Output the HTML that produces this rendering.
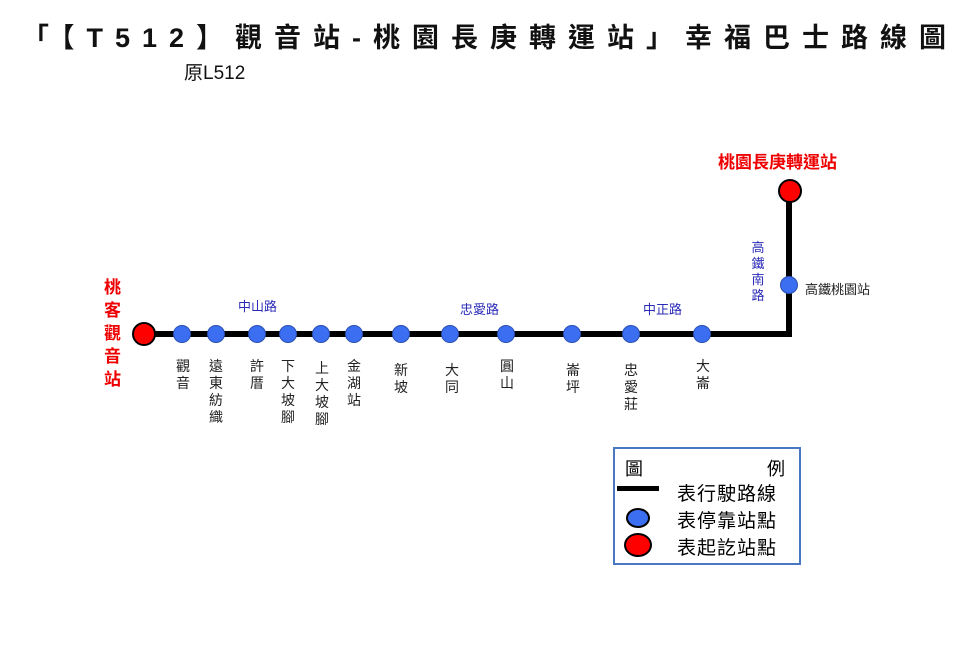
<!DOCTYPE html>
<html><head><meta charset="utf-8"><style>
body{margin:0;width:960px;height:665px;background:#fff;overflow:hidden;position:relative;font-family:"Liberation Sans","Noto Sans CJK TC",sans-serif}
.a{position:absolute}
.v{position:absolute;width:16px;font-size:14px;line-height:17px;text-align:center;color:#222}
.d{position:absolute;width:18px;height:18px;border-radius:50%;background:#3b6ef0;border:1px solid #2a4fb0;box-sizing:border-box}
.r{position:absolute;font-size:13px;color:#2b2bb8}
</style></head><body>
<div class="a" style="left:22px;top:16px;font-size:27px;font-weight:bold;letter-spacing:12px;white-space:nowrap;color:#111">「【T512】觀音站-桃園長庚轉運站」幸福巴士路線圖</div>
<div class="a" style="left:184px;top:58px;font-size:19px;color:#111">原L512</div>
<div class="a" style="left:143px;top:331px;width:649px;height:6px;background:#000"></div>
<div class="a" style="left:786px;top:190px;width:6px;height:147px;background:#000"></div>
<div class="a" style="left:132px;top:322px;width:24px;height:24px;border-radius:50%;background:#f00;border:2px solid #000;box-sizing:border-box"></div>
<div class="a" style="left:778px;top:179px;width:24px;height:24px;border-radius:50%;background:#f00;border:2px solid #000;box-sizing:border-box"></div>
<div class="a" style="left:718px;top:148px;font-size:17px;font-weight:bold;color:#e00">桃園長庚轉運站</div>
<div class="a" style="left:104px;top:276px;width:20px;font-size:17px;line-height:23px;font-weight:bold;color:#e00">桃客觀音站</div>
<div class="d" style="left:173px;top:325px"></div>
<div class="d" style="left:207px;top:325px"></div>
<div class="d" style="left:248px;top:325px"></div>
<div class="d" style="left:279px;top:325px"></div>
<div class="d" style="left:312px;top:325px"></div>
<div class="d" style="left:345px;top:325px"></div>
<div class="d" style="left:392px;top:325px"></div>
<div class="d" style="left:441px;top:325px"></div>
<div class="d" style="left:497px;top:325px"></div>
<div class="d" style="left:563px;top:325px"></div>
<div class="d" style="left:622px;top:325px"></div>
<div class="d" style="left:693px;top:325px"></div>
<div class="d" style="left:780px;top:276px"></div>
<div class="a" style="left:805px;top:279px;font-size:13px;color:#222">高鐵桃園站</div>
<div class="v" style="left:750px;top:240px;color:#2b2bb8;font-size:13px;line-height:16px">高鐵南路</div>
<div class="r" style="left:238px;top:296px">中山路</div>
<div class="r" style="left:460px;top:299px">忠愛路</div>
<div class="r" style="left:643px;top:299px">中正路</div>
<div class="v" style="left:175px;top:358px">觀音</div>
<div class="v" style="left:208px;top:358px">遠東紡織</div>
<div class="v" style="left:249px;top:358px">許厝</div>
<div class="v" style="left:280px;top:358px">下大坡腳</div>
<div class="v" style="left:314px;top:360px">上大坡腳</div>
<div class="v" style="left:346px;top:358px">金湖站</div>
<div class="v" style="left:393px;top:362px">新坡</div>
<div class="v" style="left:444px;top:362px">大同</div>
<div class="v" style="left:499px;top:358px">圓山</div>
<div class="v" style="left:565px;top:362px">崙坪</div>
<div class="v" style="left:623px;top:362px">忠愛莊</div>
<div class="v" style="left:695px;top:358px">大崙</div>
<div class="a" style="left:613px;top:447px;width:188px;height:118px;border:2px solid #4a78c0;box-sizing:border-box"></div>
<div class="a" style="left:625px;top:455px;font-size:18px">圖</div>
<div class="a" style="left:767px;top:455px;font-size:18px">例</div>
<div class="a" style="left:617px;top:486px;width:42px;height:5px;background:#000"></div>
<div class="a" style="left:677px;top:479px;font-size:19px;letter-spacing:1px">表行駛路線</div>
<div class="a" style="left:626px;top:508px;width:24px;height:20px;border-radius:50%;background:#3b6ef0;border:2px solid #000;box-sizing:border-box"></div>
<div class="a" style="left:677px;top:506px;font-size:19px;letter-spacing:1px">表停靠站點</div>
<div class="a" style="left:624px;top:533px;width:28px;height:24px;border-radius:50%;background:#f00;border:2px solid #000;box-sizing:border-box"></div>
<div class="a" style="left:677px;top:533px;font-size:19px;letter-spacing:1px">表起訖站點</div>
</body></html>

------------------------------------------------------------------------

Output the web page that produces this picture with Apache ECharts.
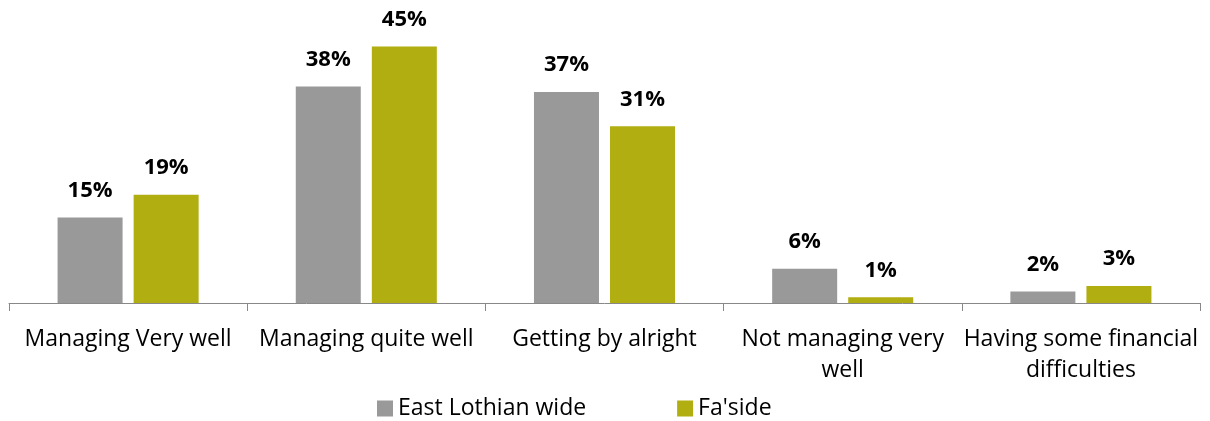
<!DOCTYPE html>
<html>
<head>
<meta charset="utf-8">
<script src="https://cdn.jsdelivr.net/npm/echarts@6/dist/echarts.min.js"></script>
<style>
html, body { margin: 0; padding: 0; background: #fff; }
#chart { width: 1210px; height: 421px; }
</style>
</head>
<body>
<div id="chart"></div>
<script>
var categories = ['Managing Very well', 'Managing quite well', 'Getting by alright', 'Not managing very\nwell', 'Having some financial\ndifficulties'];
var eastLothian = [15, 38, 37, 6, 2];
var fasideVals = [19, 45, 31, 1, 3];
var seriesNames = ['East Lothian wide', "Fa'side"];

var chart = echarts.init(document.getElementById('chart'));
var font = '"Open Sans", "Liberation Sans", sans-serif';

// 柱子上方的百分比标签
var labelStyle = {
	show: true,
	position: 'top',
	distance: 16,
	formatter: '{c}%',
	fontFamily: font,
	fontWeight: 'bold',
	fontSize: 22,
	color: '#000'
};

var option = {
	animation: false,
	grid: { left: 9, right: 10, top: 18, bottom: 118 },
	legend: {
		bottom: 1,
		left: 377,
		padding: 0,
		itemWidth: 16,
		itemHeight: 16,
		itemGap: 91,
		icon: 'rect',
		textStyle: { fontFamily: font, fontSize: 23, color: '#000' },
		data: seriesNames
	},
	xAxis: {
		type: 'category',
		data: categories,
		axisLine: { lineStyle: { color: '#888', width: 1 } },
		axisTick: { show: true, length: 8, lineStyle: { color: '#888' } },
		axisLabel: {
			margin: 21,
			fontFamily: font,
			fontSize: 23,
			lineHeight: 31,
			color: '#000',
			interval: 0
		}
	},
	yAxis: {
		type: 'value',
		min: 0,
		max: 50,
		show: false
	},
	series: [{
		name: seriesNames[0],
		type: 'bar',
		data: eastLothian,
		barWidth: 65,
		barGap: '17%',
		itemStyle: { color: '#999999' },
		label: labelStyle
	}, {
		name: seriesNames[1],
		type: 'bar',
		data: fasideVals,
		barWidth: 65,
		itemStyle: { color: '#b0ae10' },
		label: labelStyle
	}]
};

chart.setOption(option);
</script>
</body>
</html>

------------------------------------------------------------------------

Short exercise
In the entries above, find lines with "this" and copy each.

Output
Output the HTML that produces this rendering.
Output the web page that produces this picture with Apache ECharts.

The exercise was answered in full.